The successful bidder yesterday was Johan Kraeftner on behalf of Prince Hans-Adam II of Liechtenstein whose family's private art collections are housed in the Liechtenstein Museum which opened in Vienna, Austria, this year.

Dr Kraeftner, the museum's director, said they were delighted. "I tried to bid as fast as I could to secure this magnificent object for our collection. We look forward to welcoming the international public to view the Badminton Cabinet in Vienna where it will be on permanent display from spring 2005."

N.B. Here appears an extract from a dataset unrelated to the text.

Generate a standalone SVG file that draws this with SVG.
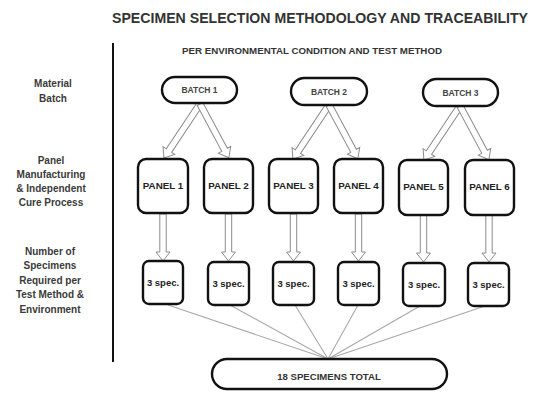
<svg xmlns="http://www.w3.org/2000/svg" width="536" height="393" viewBox="0 0 536 393">
<defs>
<style>
text{font-family:"Liberation Sans",Arial,sans-serif;font-weight:bold;text-anchor:middle;fill:#333}
.box{fill:#fff;stroke:#111;stroke-width:2.4}
.arr{fill:#fff;stroke:#8c8c8c;stroke-width:1}
.ln{stroke:#a8a8a8;stroke-width:1.1;fill:none}
.lbl{font-size:10px;fill:#3a3a3a}
.bt{font-size:8.5px;fill:#444}
.pn{font-size:9.8px;fill:#222}
.sp{font-size:9.5px;fill:#222}
</style>
<polygon id="a47" points="0,-3.2 38,-3.2 38,-7 47,0 38,7 38,3.2 0,3.2"/>
<polygon id="a65" points="0,-3.2 56,-3.2 56,-7 65,0 56,7 56,3.2 0,3.2"/>
<polygon id="a61" points="0,-3.2 52,-3.2 52,-7 61,0 52,7 52,3.2 0,3.2"/>
</defs>
<rect width="536" height="393" fill="#fff"/>

<g id="title">
<text x="320" y="23" font-size="14" textLength="416" lengthAdjust="spacingAndGlyphs" fill="#222">SPECIMEN SELECTION METHODOLOGY AND TRACEABILITY</text>
<text x="312" y="53.5" font-size="9" textLength="260" lengthAdjust="spacingAndGlyphs" fill="#222">PER ENVIRONMENTAL CONDITION AND TEST METHOD</text>
</g>

<g id="row-labels">
<line x1="113" y1="43" x2="113" y2="362" stroke="#111" stroke-width="2"/>
<text class="lbl" x="53" y="86.5">Material</text>
<text class="lbl" x="53" y="101.5">Batch</text>
<text class="lbl" x="51" y="163.5">Panel</text>
<text class="lbl" x="51" y="178">Manufacturing</text>
<text class="lbl" x="51" y="192">&amp; Independent</text>
<text class="lbl" x="51" y="206">Cure Process</text>
<text class="lbl" x="50" y="254.5">Number of</text>
<text class="lbl" x="50" y="268.5">Specimens</text>
<text class="lbl" x="50" y="283.5">Required per</text>
<text class="lbl" x="50" y="297.5">Test Method &amp;</text>
<text class="lbl" x="50" y="312.5">Environment</text>
</g>

<g id="connectors">
<use href="#a65" class="arr" transform="translate(200,104) rotate(123.7)"/>
<use href="#a61" class="arr" transform="translate(200,104) rotate(61.8)"/>
<use href="#a65" class="arr" transform="translate(329,105) rotate(123.7)"/>
<use href="#a61" class="arr" transform="translate(329,105) rotate(61.8)"/>
<use href="#a65" class="arr" transform="translate(460,106) rotate(123.7)"/>
<use href="#a61" class="arr" transform="translate(460,106) rotate(61.8)"/>
<use href="#a47" class="arr" transform="translate(163,214) rotate(90)"/>
<use href="#a47" class="arr" transform="translate(228.5,214) rotate(90)"/>
<use href="#a47" class="arr" transform="translate(293.5,214) rotate(90)"/>
<use href="#a47" class="arr" transform="translate(358.5,214) rotate(90)"/>
<use href="#a47" class="arr" transform="translate(423.5,215) rotate(90)"/>
<use href="#a47" class="arr" transform="translate(489,215) rotate(90)"/>
<line class="ln" x1="168" y1="305" x2="328" y2="359"/>
<line class="ln" x1="230" y1="305" x2="328" y2="359"/>
<line class="ln" x1="295" y1="305" x2="328" y2="359"/>
<line class="ln" x1="358" y1="305" x2="328" y2="359"/>
<line class="ln" x1="420" y1="306" x2="328" y2="359"/>
<line class="ln" x1="485" y1="306" x2="328" y2="359"/>
</g>

<g id="batch1"><rect class="box" x="162" y="77" width="75" height="26" rx="13"/><text class="bt" x="199.5" y="93">BATCH 1</text></g>
<g id="batch2"><rect class="box" x="291" y="78" width="76" height="27" rx="13.5"/><text class="bt" x="329" y="94.5">BATCH 2</text></g>
<g id="batch3"><rect class="box" x="423" y="79" width="75" height="27" rx="13.5"/><text class="bt" x="460.5" y="95.5">BATCH 3</text></g>

<g id="panel1"><rect class="box" x="138" y="159" width="50" height="54" rx="8"/><text class="pn" x="163" y="189">PANEL 1</text></g>
<g id="panel2"><rect class="box" x="204" y="159" width="49" height="54" rx="8"/><text class="pn" x="228.5" y="189">PANEL 2</text></g>
<g id="panel3"><rect class="box" x="269" y="159" width="49" height="54" rx="8"/><text class="pn" x="293.5" y="189">PANEL 3</text></g>
<g id="panel4"><rect class="box" x="334" y="159" width="49" height="54" rx="8"/><text class="pn" x="358.5" y="189">PANEL 4</text></g>
<g id="panel5"><rect class="box" x="399" y="160" width="49" height="55" rx="8"/><text class="pn" x="423.5" y="190">PANEL 5</text></g>
<g id="panel6"><rect class="box" x="465" y="160" width="49" height="55" rx="8"/><text class="pn" x="489.5" y="190">PANEL 6</text></g>

<g id="spec1"><rect class="box" x="143" y="261" width="40" height="43" rx="6"/><text class="sp" x="163" y="286">3 spec.</text></g>
<g id="spec2"><rect class="box" x="208" y="262" width="41" height="43" rx="6"/><text class="sp" x="228.5" y="287">3 spec.</text></g>
<g id="spec3"><rect class="box" x="273" y="262" width="41" height="43" rx="6"/><text class="sp" x="293.5" y="287">3 spec.</text></g>
<g id="spec4"><rect class="box" x="338" y="262" width="41" height="43" rx="6"/><text class="sp" x="358.5" y="287">3 spec.</text></g>
<g id="spec5"><rect class="box" x="403" y="263" width="42" height="43" rx="6"/><text class="sp" x="424" y="288">3 spec.</text></g>
<g id="spec6"><rect class="box" x="468" y="263" width="41" height="43" rx="6"/><text class="sp" x="488.5" y="288">3 spec.</text></g>

<g id="total"><rect class="box" x="212" y="359" width="235" height="30" rx="15"/><text x="329" y="380" font-size="9.6" fill="#222">18 SPECIMENS TOTAL</text></g>
</svg>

The cabinet was commissioned by 19-year-old Henry Somerset, the 3rd Duke of Beaufort, in Florence. Thirty craftsmen are thought to have been involved in producing the cabinet, made of ebony and decorated with precious stones including lapis lazuli, agate, red and green jasper and amethyst quartz. It then remained at Badminton House until family members decided to sell.

In Vienna, it will be shown as the centrepiece of the Liechtenstein Museum's strong collection of more than 15 pieces of pietra dura - delicate inlay work using precious stones which was a feature of Florentine workshops from the end of the 16th century.

Mark Jones, director of the Victoria and Albert Museum in London, which had been involved in trying to save the piece in 1990, said it was excellent news that the Badminton Cabinet would go on display to the public. "But this sale highlights once again the serious problem British institutions face raising the money to keep objects of such historical importance in this country."

Charles Cator, chairman of Christie's UK and international head of its furniture department, said the price reflected the magnificence of such a famous and admired work of art.

"Yet again the Badminton Cabinet has pushed the boundaries of the art market. The cabinet transcends the boundaries of furniture, combining architecture, sculpture and painting in pietra dura, resulting in a unique masterpiece." For the man with the hammer, Dermot Chichester, Christie's UK co-chairman, it was the most expensive lot he has ever sold. There were four bidders. The loss of the cabinet to the nation 14 years ago was highly disappointing for museums and galleries because few items that go for auction combine such unique artistic merit and strong British connections. But museum directors have virtually no money for acquisitions these days and any attempt to save the work would have required the support of a wealthy donor. This time, too, unlike last, there could be no stay of execution in the form of a temporary export ban under the so-called Waverley rules as once works have left Britain, these do not apply.